__The exercise__: Collect each line holding the string "React".

__Record excerpts__:
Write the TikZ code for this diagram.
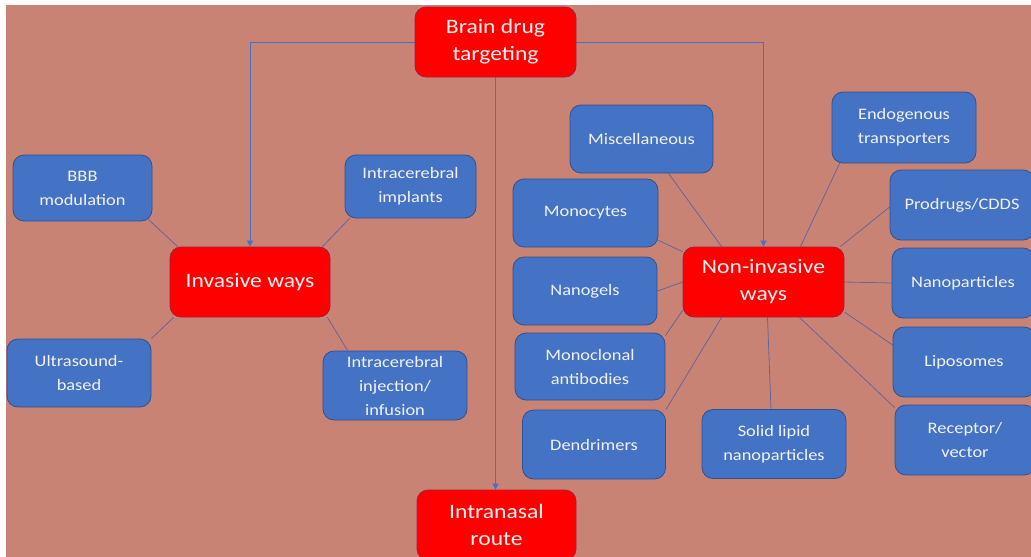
\documentclass[tikz,border=0pt]{standalone}
\usepackage{fontspec}
\setmainfont{Carlito}[FakeStretch=1.15]
\usetikzlibrary{arrows.meta,backgrounds}
\definecolor{bgsalmon}{RGB}{201,131,117}
\definecolor{boxblue}{RGB}{68,114,196}
\definecolor{boxblueedge}{RGB}{47,82,143}
\definecolor{boxred}{RGB}{255,0,0}
\definecolor{boxrededge}{RGB}{160,32,64}
\definecolor{spoke}{RGB}{105,100,150}
\definecolor{txt}{RGB}{242,242,242}
\tikzset{
  redbox/.style={draw=boxrededge, fill=boxred, line width=0.8pt, rounded corners=11pt,
    text=txt, align=center, inner sep=0pt, font=\fontsize{20.5}{27}\selectfont},
  bluebox/.style={draw=boxblueedge, fill=boxblue, line width=0.8pt, rounded corners=11pt,
    text=txt, align=center, inner sep=0pt, font=\fontsize{16}{24}\selectfont},
  spokeline/.style={draw=spoke, line width=0.8pt},
  mainarrow/.style={draw=boxblue, line width=0.9pt, -{Triangle[length=6pt,width=6pt]}}
}
\begin{document}
\begin{tikzpicture}[x=1pt,y=-1pt]
\useasboundingbox (0,0) rectangle (1031,557);
\clip (0,0) rectangle (1031,557);
% red nodes
\node[redbox, minimum width=161pt, minimum height=70pt] (brain) at (495.5,42) {Brain drug\\targeting};
\node[redbox, minimum width=160pt, minimum height=70pt] (inv) at (250,282) {Invasive ways};
\node[redbox, minimum width=161pt, minimum height=70pt] (noninv) at (763.5,282) {Non-invasive\\ways};
\node[redbox, minimum width=159pt, minimum height=70pt] (intra) at (496.5,525) {Intranasal\\route};
% invasive children
\node[bluebox, minimum width=139pt, minimum height=66pt] (bbb) at (82.5,188) {BBB\\modulation};
\node[bluebox, minimum width=131pt, minimum height=63pt] (impl) at (410.5,186.5) {Intracerebral\\implants};
\node[bluebox, minimum width=144pt, minimum height=68pt] (ultra) at (79,373) {Ultrasound-\\based};
\node[bluebox, minimum width=144pt, minimum height=69pt] (inj) at (395,385.5) {Intracerebral\\injection/\\infusion};
% non-invasive children
\node[bluebox, minimum width=143pt, minimum height=68pt] (misc) at (641.5,139) {Miscellaneous};
\node[bluebox, minimum width=144pt, minimum height=71pt] (endo) at (904,127.5) {Endogenous\\transporters};
\node[bluebox, minimum width=145pt, minimum height=68pt] (mono) at (585.5,213) {Monocytes};
\node[bluebox, minimum width=144pt, minimum height=70pt] (prod) at (962,205) {Prodrugs/CDDS};
\node[bluebox, minimum width=144pt, minimum height=68pt] (nanog) at (585,291) {Nanogels};
\node[bluebox, minimum width=142pt, minimum height=70pt] (nanop) at (963,283) {Nanoparticles};
\node[bluebox, minimum width=150pt, minimum height=67pt] (mab) at (590,366.5) {Monoclonal\\antibodies};
\node[bluebox, minimum width=142pt, minimum height=70pt] (lipo) at (964,362) {Liposomes};
\node[bluebox, minimum width=143pt, minimum height=69pt] (dend) at (594,444.5) {Dendrimers};
\node[bluebox, minimum width=144pt, minimum height=69pt] (sln) at (774,444) {Solid lipid\\nanoparticles};
\node[bluebox, minimum width=140pt, minimum height=70pt] (rec) at (965,440) {Receptor/\\vector};
\begin{scope}[on background layer]
  \fill[white] (0,0) rectangle (1031,557);
  \fill[bgsalmon] (6,5) rectangle (1031,557);
  % main arrows
  \draw[mainarrow] (brain.west) -| (inv.north);
  \draw[mainarrow] (brain.east) -| (noninv.north);
  \draw[mainarrow] (brain.south) -- (brain.south |- intra.north);
  % invasive spokes
  \draw[spokeline] ([xshift=8pt]inv.north west) -- ([xshift=-4pt,yshift=2pt]bbb.south east);
  \draw[spokeline] ([xshift=-8pt]inv.north east) -- ([xshift=5pt]impl.south west);
  \draw[spokeline] ([xshift=4pt]inv.south west) -- (ultra.north east);
  \draw[spokeline] ([xshift=-3pt]inv.south east) -- ([xshift=25pt]inj.north west);
  % non-invasive spokes
  \draw[spokeline] ([xshift=39pt]noninv.north west) -- ([xshift=27pt]misc.south);
  \draw[spokeline] ([xshift=37pt]noninv.north) -- ([xshift=8pt]endo.south west);
  \draw[spokeline] ([xshift=-4pt]noninv.north east) -- ([yshift=-2pt]prod.west);
  \draw[spokeline] (noninv.east) -- (nanop.west);
  \draw[spokeline] ([yshift=-30pt]noninv.east) -- ([yshift=17pt]lipo.west);
  \draw[spokeline] ([xshift=36pt]noninv.south) -- ([yshift=-3pt]rec.north west);
  \draw[spokeline] ([xshift=4pt]noninv.south) -- ([xshift=-3pt]sln.north);
  \draw[spokeline] ([xshift=39pt]noninv.south west) -- (dend.north east);
  \draw[spokeline] ([yshift=7pt]noninv.south west) -- ([yshift=-3pt]mab.north east);
  \draw[spokeline] (noninv.west) -- (nanog.east);
  \draw[spokeline] ([yshift=-5pt]noninv.north west) -- ([yshift=7pt]mono.south east);
\end{scope}
\end{tikzpicture}
\end{document}
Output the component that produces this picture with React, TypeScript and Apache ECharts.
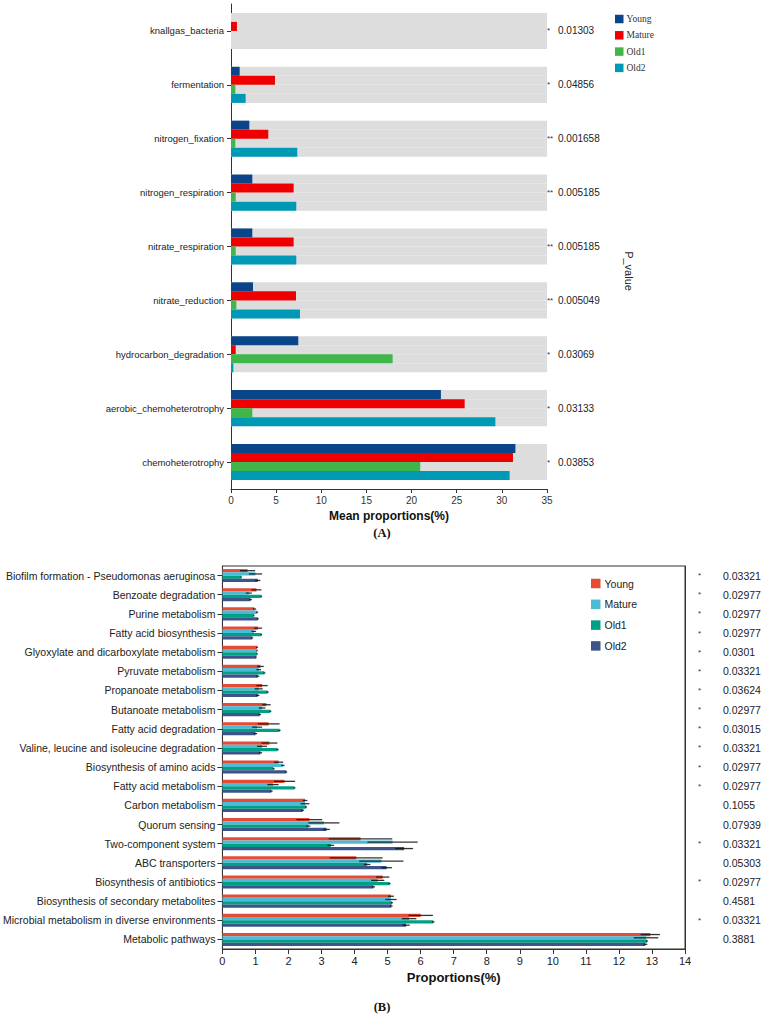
import React, { useEffect, useRef } from 'react';
import * as echarts from 'echarts';

const groups = ['Young', 'Mature', 'Old1', 'Old2'];

// ---- Panel A: functional groups ----
const funcCategories = [
  'knallgas_bacteria',
  'fermentation',
  'nitrogen_fixation',
  'nitrogen_respiration',
  'nitrate_respiration',
  'nitrate_reduction',
  'hydrocarbon_degradation',
  'aerobic_chemoheterotrophy',
  'chemoheterotrophy',
];
const funcYoung = [0, 0.96, 2.03, 2.36, 2.36, 2.44, 7.45, 23.25, 31.5];
const funcMature = [0.66, 4.87, 4.13, 6.94, 6.94, 7.2, 0.52, 25.88, 31.23];
const funcOld1 = [0, 0.48, 0.48, 0.52, 0.52, 0.59, 17.9, 2.36, 20.96];
const funcOld2 = [0, 1.62, 7.34, 7.23, 7.23, 7.64, 0.26, 29.28, 30.86];
const funcPValues = ['0.01303', '0.04856', '0.001658', '0.005185', '0.005185', '0.005049', '0.03069', '0.03133', '0.03853'];
const funcStars = ['*', '*', '**', '**', '**', '**', '*', '*', '*'];
const funcTicks = [0, 5, 10, 15, 20, 25, 30, 35];
const funcColors = ['#0a4589', '#ee0000', '#3fb54a', '#0099b5'];

// ---- Panel B: KEGG pathways ----
const pathCategories = [
  'Biofilm formation - Pseudomonas aeruginosa',
  'Benzoate degradation',
  'Purine metabolism',
  'Fatty acid biosynthesis',
  'Glyoxylate and dicarboxylate metabolism',
  'Pyruvate metabolism',
  'Propanoate metabolism',
  'Butanoate metabolism',
  'Fatty acid degradation',
  'Valine, leucine and isoleucine degradation',
  'Biosynthesis of amino acids',
  'Fatty acid metabolism',
  'Carbon metabolism',
  'Quorum sensing',
  'Two-component system',
  'ABC transporters',
  'Biosynthesis of antibiotics',
  'Biosynthesis of secondary metabolites',
  'Microbial metabolism in diverse environments',
  'Metabolic pathways',
];
const pathYoung = [0.76, 1.03, 0.97, 1.08, 1.05, 1.15, 1.2, 1.33, 1.4, 1.42, 1.7, 1.88, 2.5, 2.63, 4.18, 4.05, 4.85, 5.1, 6.0, 12.95];
const pathYoungErr = [0.23, 0.15, 0.05, 0.12, 0.03, 0.1, 0.17, 0.13, 0.33, 0.24, 0.14, 0.32, 0.07, 0.39, 0.96, 0.8, 0.2, 0.09, 0.37, 0.29];
const pathMature = [1.0, 0.8, 1.05, 0.95, 1.05, 1.1, 1.1, 1.2, 1.05, 1.2, 1.83, 1.53, 2.5, 3.07, 5.15, 4.81, 4.7, 5.1, 5.65, 12.82];
const pathMatureErr = [0.2, 0.09, 0.03, 0.07, 0.02, 0.07, 0.12, 0.1, 0.15, 0.15, 0.05, 0.17, 0.13, 0.47, 0.76, 0.67, 0.2, 0.17, 0.22, 0.37];
const pathOld1 = [0.57, 1.18, 0.95, 1.18, 1.05, 1.27, 1.37, 1.45, 1.73, 1.67, 1.55, 2.18, 2.53, 2.6, 3.28, 4.38, 5.06, 5.13, 6.38, 12.85];
const pathOld1Err = [0.02, 0.02, 0.02, 0.02, 0.02, 0.03, 0.03, 0.03, 0.03, 0.03, 0.03, 0.03, 0.03, 0.06, 0.1, 0.1, 0.03, 0.03, 0.04, 0.03];
const pathOld2 = [1.07, 0.85, 1.07, 0.9, 1.02, 1.07, 1.07, 1.13, 1.0, 1.15, 1.93, 1.48, 2.43, 3.15, 5.5, 4.97, 4.57, 5.11, 5.56, 12.8];
const pathOld2Err = [0.08, 0.04, 0.03, 0.03, 0.02, 0.05, 0.05, 0.04, 0.05, 0.05, 0.03, 0.04, 0.04, 0.1, 0.27, 0.16, 0.05, 0.04, 0.11, 0.06];
const pathPValues = ['0.03321', '0.02977', '0.02977', '0.02977', '0.0301', '0.03321', '0.03624', '0.02977', '0.03015', '0.03321', '0.02977', '0.02977', '0.1055', '0.07939', '0.03321', '0.05303', '0.02977', '0.4581', '0.03321', '0.3881'];
const pathTicks = [0, 1, 2, 3, 4, 5, 6, 7, 8, 9, 10, 11, 12, 13, 14];
const pathColors = ['#e64b35', '#4dbbd5', '#00a087', '#3c5488'];

const SANS = '"Liberation Sans", Arial, Helvetica, sans-serif';
const SERIF = '"Liberation Serif", "Times New Roman", serif';

function buildFunctionOption(): any {
  const values = [funcYoung, funcMature, funcOld1, funcOld2];
  return {
    animation: false,
    textStyle: { fontFamily: SANS },
    grid: { left: 231, top: 4, width: 316, height: 485 },
    legend: {
      orient: 'vertical',
      left: 615,
      top: 14,
      padding: 0,
      icon: 'rect',
      itemWidth: 8.5,
      itemHeight: 8.5,
      itemGap: 6.3,
      textStyle: { fontFamily: SERIF, fontSize: 9.5, color: '#333', lineHeight: 9, padding: [0, 0, 0, -2] },
      data: groups,
    },
    xAxis: {
      type: 'value',
      min: funcTicks[0],
      max: funcTicks[funcTicks.length - 1],
      interval: funcTicks[1] - funcTicks[0],
      splitLine: { show: false },
      axisLine: { show: true, lineStyle: { color: '#333', width: 1 } },
      axisTick: { show: true, length: 4, lineStyle: { color: '#333' } },
      axisLabel: { fontSize: 10, color: '#333', margin: 6 },
      name: 'Mean proportions(%)',
      nameLocation: 'middle',
      nameGap: 18,
      nameTextStyle: { fontWeight: 'bold', fontSize: 12, color: '#111' },
    },
    yAxis: [
      {
        type: 'category',
        data: funcCategories,
        inverse: true,
        axisLine: { show: true, lineStyle: { color: '#333', width: 1 } },
        axisTick: { show: true, alignWithLabel: true, length: 4, lineStyle: { color: '#333' } },
        axisLabel: { fontSize: 9.5, color: '#222', margin: 7 },
      },
      {
        type: 'category',
        data: funcPValues,
        inverse: true,
        position: 'right',
        axisLine: { show: false },
        axisTick: { show: false },
        axisLabel: {
          margin: 0,
          formatter: (v: string, i: number) => `{s|${funcStars[i]}}{v|${v}}`,
          rich: {
            s: { width: 11, fontSize: 8, color: '#333', align: 'left' },
            v: { fontSize: 10, color: '#222' },
          },
        },
      },
    ],
    series: groups.map((g, i) => ({
      type: 'bar',
      name: g,
      data: values[i],
      barGap: 0,
      barCategoryGap: '33%',
      showBackground: true,
      backgroundStyle: { color: '#dddddd' },
      itemStyle: { color: funcColors[i] },
    })),
    graphic: [
      {
        type: 'text',
        x: 629,
        y: 271,
        rotation: -Math.PI / 2,
        style: {
          text: 'P_value',
          fontSize: 11,
          fontFamily: SANS,
          fill: '#222',
          align: 'center',
          verticalAlign: 'middle',
        },
      },
      {
        type: 'text',
        x: 382,
        y: 533,
        style: {
          text: '(A)',
          fontSize: 12.5,
          fontWeight: 'bold',
          fontFamily: SERIF,
          fill: '#111',
          align: 'center',
          verticalAlign: 'middle',
        },
      },
    ],
  };
}

const PATH_GAP = 0.32;

function buildPathwayOption(): any {
  const values = [pathYoung, pathMature, pathOld1, pathOld2];
  const errors = [pathYoungErr, pathMatureErr, pathOld1Err, pathOld2Err];
  const bars = groups.map((g, i) => ({
    type: 'bar',
    name: g,
    data: values[i],
    barGap: 0,
    barCategoryGap: `${PATH_GAP * 100}%`,
    itemStyle: { color: pathColors[i] },
    z: 2,
  }));
  // Horizontal standard-deviation whiskers, one per bar
  const errorBars = groups.map((g, gi) => ({
    type: 'custom',
    name: `${g} sd`,
    z: 3,
    silent: true,
    dimensions: ['mean', 'err', 'cat'],
    encode: { x: 'mean', y: 'cat' },
    data: values[gi].map((m, k) => [m, errors[gi][k], k]),
    renderItem: (_params: any, api: any) => {
      const mean = api.value(0);
      const err = api.value(1);
      const cat = api.value(2);
      const band = api.size([0, 1])[1];
      const total = band * (1 - PATH_GAP);
      const bw = total / groups.length;
      const c = api.coord([mean, cat]);
      const y = c[1] - total / 2 + bw * (gi + 0.5);
      const x1 = api.coord([mean - err, cat])[0];
      const x2 = api.coord([mean + err, cat])[0];
      return {
        type: 'line',
        shape: { x1, y1: y, x2, y2: y },
        style: { stroke: '#111', lineWidth: 1.3, opacity: 0.85 },
      };
    },
  }));
  return {
    animation: false,
    textStyle: { fontFamily: SANS },
    grid: { left: 218, top: 21, width: 467, height: 383, show: true, borderColor: '#333', borderWidth: 1 },
    legend: {
      orient: 'vertical',
      left: 591,
      top: 33,
      padding: 0,
      icon: 'rect',
      itemWidth: 9.5,
      itemHeight: 9.5,
      itemGap: 9.8,
      textStyle: { fontSize: 10.5, color: '#222', lineHeight: 9.5, padding: [0, 0, 0, -1] },
      data: groups,
    },
    xAxis: {
      type: 'value',
      min: pathTicks[0],
      max: pathTicks[pathTicks.length - 1],
      interval: pathTicks[1] - pathTicks[0],
      splitLine: { show: false },
      axisLine: { show: true, lineStyle: { color: '#333', width: 1 } },
      axisTick: { show: true, length: 5, lineStyle: { color: '#333' } },
      axisLabel: { fontSize: 11, color: '#222', margin: 6 },
      name: 'Proportions(%)',
      nameLocation: 'middle',
      nameGap: 20,
      nameTextStyle: { fontWeight: 'bold', fontSize: 13, color: '#111' },
    },
    yAxis: [
      {
        type: 'category',
        data: pathCategories,
        inverse: true,
        axisLine: { show: true, lineStyle: { color: '#333', width: 1 } },
        axisTick: { show: true, alignWithLabel: true, length: 5, lineStyle: { color: '#333' } },
        axisLabel: { fontSize: 10.5, color: '#222', margin: 7 },
      },
      {
        type: 'category',
        data: pathPValues,
        inverse: true,
        position: 'right',
        axisLine: { show: true, lineStyle: { color: '#333', width: 1 } },
        axisTick: { show: false },
        axisLabel: {
          margin: 13,
          formatter: (v: string) => `{s|${parseFloat(v) < 0.05 ? '*' : ''}}{v|${v}}`,
          rich: {
            s: { width: 25, fontSize: 8, color: '#333', align: 'left' },
            v: { fontSize: 10.5, color: '#222' },
          },
        },
      },
    ],
    series: [...bars, ...errorBars],
    graphic: [
      {
        type: 'text',
        x: 382,
        y: 462,
        style: {
          text: '(B)',
          fontSize: 12.5,
          fontWeight: 'bold',
          fontFamily: SERIF,
          fill: '#111',
          align: 'center',
          verticalAlign: 'middle',
        },
      },
    ],
  };
}

export default function App() {
  const refA = useRef<HTMLDivElement>(null);
  const refB = useRef<HTMLDivElement>(null);

  useEffect(() => {
    const chartA = echarts.init(refA.current!, null, { renderer: 'svg' });
    const chartB = echarts.init(refB.current!, null, { renderer: 'svg' });
    chartA.setOption(buildFunctionOption());
    chartB.setOption(buildPathwayOption());
    return () => {
      chartA.dispose();
      chartB.dispose();
    };
  }, []);

  return (
    <div style={{ position: 'absolute', left: 0, top: 0, width: 765, height: 1019, background: '#fff' }}>
      <div ref={refA} style={{ position: 'absolute', left: 0, top: 0, width: 765, height: 545 }} />
      <div ref={refB} style={{ position: 'absolute', left: 0, top: 545, width: 765, height: 474 }} />
    </div>
  );
}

__Output of the task__:
Output the component that produces this picture with React, TypeScript and Apache ECharts.
import React, { useEffect, useRef } from 'react';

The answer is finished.